Amy also began teaching other cancer center nurses about palliative care and was influential in recruiting nurses with prior oncology experience to become palliative care nurses. Amy completed two literature reviews for internal discussion, highlighting the gaps and potential for the palliative care clinic to grow. She presented at the KUMC Nursing Grand Rounds in 2012, kicking off the inaugural ELNEC course at KU alongside other ELNEC champions she connected with. The ELNEC course is still being taught in part due to her leadership through the years. Her poster presentation at the 2012 Nursing Research Symposium about developing the clinic was awarded best Quality Improvement Poster.
Amy continues her dedication to high-quality palliative care, recently focusing on patients with substance use disorder, ensuring our clinic provides safe and patient-centered care.

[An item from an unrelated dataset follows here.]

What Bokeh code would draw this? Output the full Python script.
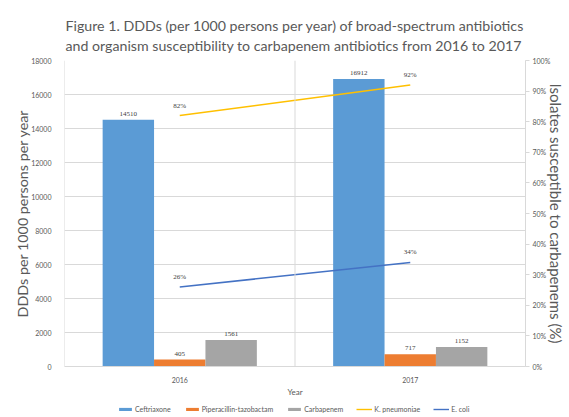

She has spearheaded the implementation of standardized assessments like the Edmonton Symptom Assessment Scale, Patient Health Questionnaire-9, Opioid Risk Tool, ECOG functional status and Palliative Performance Status. Recognizing that data was fundamental to improving care and sustaining growth, she initiated data collection on the patient panel from the very start. This has facilitated numerous palliative care quality improvement projects.
***
I have known Amy for a few months since I started my position as RN Care Coordinator, but in that time, I have learned and grown as a nurse as a result of the strong leadership from Amy. Amy started the outpatient palliative care program after seeing a need in the BMT clinic. She knew the health system could do better by these patients, and she advocated continuously until a program was established. She has continued to put her heart and soul into growing the program so that throughout the health system, there will be care for those facing serious illness. Amy works collaboratively with members of the palliative care team and other medical teams to further the care of patients. Her spirit and love for palliative care is infectious. She strives to be her truest self and always keeps what is best for patients and families at the heart of everything she does.